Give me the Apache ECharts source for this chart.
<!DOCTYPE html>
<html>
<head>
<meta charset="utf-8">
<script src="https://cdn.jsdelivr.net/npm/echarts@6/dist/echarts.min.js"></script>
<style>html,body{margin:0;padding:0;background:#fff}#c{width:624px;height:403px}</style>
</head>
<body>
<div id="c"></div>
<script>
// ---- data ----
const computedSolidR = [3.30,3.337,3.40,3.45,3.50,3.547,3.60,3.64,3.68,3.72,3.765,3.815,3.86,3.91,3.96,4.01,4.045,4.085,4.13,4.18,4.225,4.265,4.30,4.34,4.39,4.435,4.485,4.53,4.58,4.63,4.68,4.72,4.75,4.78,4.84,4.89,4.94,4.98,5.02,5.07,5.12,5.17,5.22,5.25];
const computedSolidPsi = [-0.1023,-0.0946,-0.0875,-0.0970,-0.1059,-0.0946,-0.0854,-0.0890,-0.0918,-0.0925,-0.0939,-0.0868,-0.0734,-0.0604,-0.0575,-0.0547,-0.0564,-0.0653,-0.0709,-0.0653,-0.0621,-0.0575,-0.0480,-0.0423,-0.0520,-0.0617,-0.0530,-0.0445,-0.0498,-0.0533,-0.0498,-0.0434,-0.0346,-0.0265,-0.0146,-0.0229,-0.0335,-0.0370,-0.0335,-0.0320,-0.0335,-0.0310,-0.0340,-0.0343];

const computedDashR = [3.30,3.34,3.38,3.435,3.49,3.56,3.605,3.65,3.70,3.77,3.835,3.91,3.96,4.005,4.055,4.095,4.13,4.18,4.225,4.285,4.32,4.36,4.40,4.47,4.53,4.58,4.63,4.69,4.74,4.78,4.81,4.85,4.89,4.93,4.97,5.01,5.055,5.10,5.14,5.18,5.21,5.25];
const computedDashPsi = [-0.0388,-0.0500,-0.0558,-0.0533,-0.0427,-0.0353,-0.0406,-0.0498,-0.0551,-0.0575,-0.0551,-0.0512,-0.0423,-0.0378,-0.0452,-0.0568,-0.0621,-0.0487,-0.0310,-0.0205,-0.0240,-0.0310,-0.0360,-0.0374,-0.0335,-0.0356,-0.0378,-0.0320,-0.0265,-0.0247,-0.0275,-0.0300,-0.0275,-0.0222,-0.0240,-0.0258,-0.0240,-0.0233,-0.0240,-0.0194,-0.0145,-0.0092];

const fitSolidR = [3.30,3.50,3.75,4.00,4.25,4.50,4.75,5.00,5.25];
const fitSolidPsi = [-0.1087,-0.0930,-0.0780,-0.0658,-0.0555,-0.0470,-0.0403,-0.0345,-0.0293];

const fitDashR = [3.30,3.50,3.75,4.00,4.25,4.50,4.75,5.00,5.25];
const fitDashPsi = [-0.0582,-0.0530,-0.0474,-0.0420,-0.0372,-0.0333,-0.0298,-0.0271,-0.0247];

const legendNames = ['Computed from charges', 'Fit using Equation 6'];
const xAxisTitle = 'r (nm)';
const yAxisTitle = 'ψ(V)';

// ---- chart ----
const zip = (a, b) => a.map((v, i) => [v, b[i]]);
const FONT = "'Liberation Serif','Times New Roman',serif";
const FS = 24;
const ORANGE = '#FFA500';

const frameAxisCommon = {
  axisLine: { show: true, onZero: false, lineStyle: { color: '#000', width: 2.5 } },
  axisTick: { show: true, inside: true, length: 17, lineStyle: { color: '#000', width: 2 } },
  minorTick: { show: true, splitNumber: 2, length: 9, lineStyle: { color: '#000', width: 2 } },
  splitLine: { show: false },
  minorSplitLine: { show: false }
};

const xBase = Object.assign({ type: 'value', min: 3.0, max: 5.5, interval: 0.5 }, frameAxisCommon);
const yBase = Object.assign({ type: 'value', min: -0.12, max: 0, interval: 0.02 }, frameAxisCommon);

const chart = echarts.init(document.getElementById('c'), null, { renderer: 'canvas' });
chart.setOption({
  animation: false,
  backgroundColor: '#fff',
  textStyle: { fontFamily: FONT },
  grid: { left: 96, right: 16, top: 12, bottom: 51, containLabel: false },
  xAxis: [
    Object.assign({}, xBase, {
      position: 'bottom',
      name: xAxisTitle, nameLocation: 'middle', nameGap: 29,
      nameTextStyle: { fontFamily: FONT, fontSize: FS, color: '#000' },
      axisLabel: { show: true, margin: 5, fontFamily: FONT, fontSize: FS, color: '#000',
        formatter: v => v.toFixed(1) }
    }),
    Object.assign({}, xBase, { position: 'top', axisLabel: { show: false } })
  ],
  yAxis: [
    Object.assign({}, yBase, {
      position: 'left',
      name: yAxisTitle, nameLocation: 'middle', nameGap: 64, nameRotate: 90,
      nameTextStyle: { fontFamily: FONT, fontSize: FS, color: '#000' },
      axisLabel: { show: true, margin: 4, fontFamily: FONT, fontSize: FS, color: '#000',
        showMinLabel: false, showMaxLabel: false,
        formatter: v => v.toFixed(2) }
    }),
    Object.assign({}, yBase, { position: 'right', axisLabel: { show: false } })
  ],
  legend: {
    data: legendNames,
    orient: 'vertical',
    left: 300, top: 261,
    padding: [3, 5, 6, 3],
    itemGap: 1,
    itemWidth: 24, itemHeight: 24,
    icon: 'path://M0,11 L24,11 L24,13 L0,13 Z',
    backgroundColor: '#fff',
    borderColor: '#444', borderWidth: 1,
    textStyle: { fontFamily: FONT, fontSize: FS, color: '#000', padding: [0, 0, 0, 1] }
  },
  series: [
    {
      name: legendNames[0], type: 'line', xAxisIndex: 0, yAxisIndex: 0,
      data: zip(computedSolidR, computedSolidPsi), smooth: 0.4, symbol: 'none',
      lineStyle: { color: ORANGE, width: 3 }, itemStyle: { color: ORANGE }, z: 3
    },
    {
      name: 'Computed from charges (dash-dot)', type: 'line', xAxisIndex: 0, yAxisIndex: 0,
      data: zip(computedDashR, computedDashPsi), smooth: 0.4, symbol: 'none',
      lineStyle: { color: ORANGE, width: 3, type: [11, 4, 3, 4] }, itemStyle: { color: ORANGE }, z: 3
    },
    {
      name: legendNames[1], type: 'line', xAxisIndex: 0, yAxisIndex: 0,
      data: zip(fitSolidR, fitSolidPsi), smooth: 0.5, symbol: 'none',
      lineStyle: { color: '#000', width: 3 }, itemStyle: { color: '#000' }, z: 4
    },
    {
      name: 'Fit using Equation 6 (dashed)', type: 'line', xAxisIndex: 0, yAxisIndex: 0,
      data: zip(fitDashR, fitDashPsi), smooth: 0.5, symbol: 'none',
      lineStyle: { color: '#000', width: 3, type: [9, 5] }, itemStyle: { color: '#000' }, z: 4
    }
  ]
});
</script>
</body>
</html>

Task description:
Return nothing but the lines from the start of the listing above through the line containing "const yAxisTitle = 'ψ(V)';", exactly as given.

Output for this exercise:
Give me the Apache ECharts source for this chart.
<!DOCTYPE html>
<html>
<head>
<meta charset="utf-8">
<script src="https://cdn.jsdelivr.net/npm/echarts@6/dist/echarts.min.js"></script>
<style>html,body{margin:0;padding:0;background:#fff}#c{width:624px;height:403px}</style>
</head>
<body>
<div id="c"></div>
<script>
// ---- data ----
const computedSolidR = [3.30,3.337,3.40,3.45,3.50,3.547,3.60,3.64,3.68,3.72,3.765,3.815,3.86,3.91,3.96,4.01,4.045,4.085,4.13,4.18,4.225,4.265,4.30,4.34,4.39,4.435,4.485,4.53,4.58,4.63,4.68,4.72,4.75,4.78,4.84,4.89,4.94,4.98,5.02,5.07,5.12,5.17,5.22,5.25];
const computedSolidPsi = [-0.1023,-0.0946,-0.0875,-0.0970,-0.1059,-0.0946,-0.0854,-0.0890,-0.0918,-0.0925,-0.0939,-0.0868,-0.0734,-0.0604,-0.0575,-0.0547,-0.0564,-0.0653,-0.0709,-0.0653,-0.0621,-0.0575,-0.0480,-0.0423,-0.0520,-0.0617,-0.0530,-0.0445,-0.0498,-0.0533,-0.0498,-0.0434,-0.0346,-0.0265,-0.0146,-0.0229,-0.0335,-0.0370,-0.0335,-0.0320,-0.0335,-0.0310,-0.0340,-0.0343];

const computedDashR = [3.30,3.34,3.38,3.435,3.49,3.56,3.605,3.65,3.70,3.77,3.835,3.91,3.96,4.005,4.055,4.095,4.13,4.18,4.225,4.285,4.32,4.36,4.40,4.47,4.53,4.58,4.63,4.69,4.74,4.78,4.81,4.85,4.89,4.93,4.97,5.01,5.055,5.10,5.14,5.18,5.21,5.25];
const computedDashPsi = [-0.0388,-0.0500,-0.0558,-0.0533,-0.0427,-0.0353,-0.0406,-0.0498,-0.0551,-0.0575,-0.0551,-0.0512,-0.0423,-0.0378,-0.0452,-0.0568,-0.0621,-0.0487,-0.0310,-0.0205,-0.0240,-0.0310,-0.0360,-0.0374,-0.0335,-0.0356,-0.0378,-0.0320,-0.0265,-0.0247,-0.0275,-0.0300,-0.0275,-0.0222,-0.0240,-0.0258,-0.0240,-0.0233,-0.0240,-0.0194,-0.0145,-0.0092];

const fitSolidR = [3.30,3.50,3.75,4.00,4.25,4.50,4.75,5.00,5.25];
const fitSolidPsi = [-0.1087,-0.0930,-0.0780,-0.0658,-0.0555,-0.0470,-0.0403,-0.0345,-0.0293];

const fitDashR = [3.30,3.50,3.75,4.00,4.25,4.50,4.75,5.00,5.25];
const fitDashPsi = [-0.0582,-0.0530,-0.0474,-0.0420,-0.0372,-0.0333,-0.0298,-0.0271,-0.0247];

const legendNames = ['Computed from charges', 'Fit using Equation 6'];
const xAxisTitle = 'r (nm)';
const yAxisTitle = 'ψ(V)';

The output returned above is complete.